BOOK REVIEW - GEOFFREY CHAUCER – THE CANTERBURY TALES – THE NUN’S PRIEST’S TALE With a request for a lighter story to
follow the Monk’s preceding catalogue of tragedy and death, a priest, Sir John, accompanying a young Nun to Canterbury, offers a suitable story. He claims it is true, though what he offers is actually an anthropomorphic beast fable. A widow struggles to raise two daughters on a quiet country farm. She has some livestock, and seven hens, serviced by a fine black
Cockerel. The story doesn’t concern the widow, but the cockerel itself. When not making love, the cockerel and hens have long philosophical discussions. When the cockerel has a troubling nightmare in which he dies, the hens interpret the dream as an omen of warning that he should not venture outdoors on the first day of spring. They cite examples from literature of people who ignored such ominous warnings and met an unpleasant doom. The Cockerel laughs off such superstitious nonsense, and on the first day of spring he pops outside, where he soon captured by a cunning fox of the kind familiar from Aesopian fables. The fox runs off with the captured Cockerel, and the hens
lament that the dream prophesy has come true, but their lament attracts the attention of the widow, her daughters and half the town, who give chase and this, combined with the Cockerel’s own cunning, causes the fox to drop his prey unharmed and flee. The curse has been broken, and fate itself has been cheated.

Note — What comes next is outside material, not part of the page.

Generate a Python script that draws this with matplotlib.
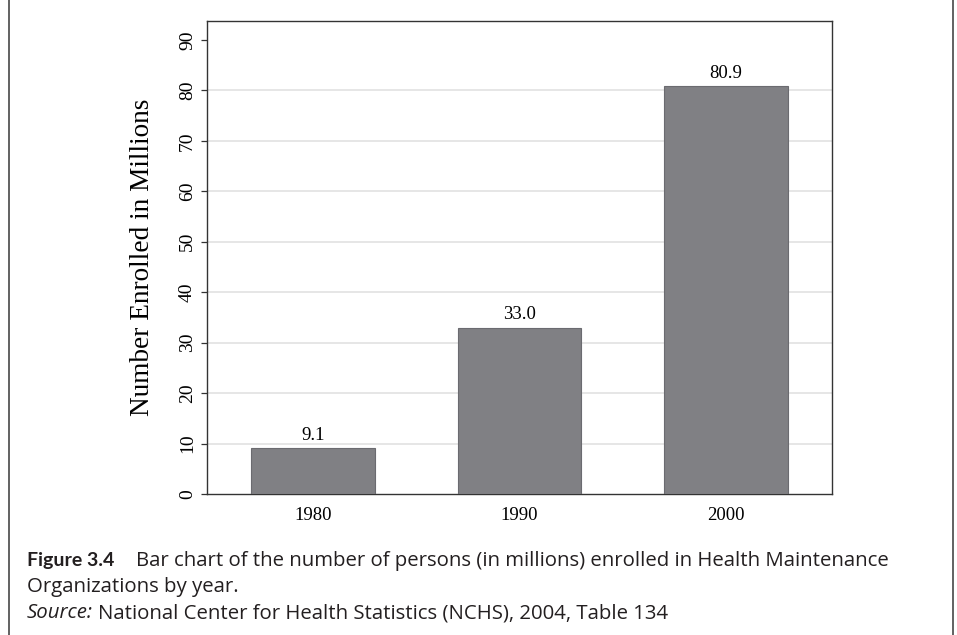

The story is written in such away that its nonsensical elements, such as hens who recommend appropriate laxatives for the constipated cockerel, totally credible, and you actually find yourself caring about the poor bird’s fate, which seems inevitable right up to his rescue. It is Chaucer’s ability to throw such unexpected changes of pace and story tempo into the Canterbury Tales that makes the bookwork so well.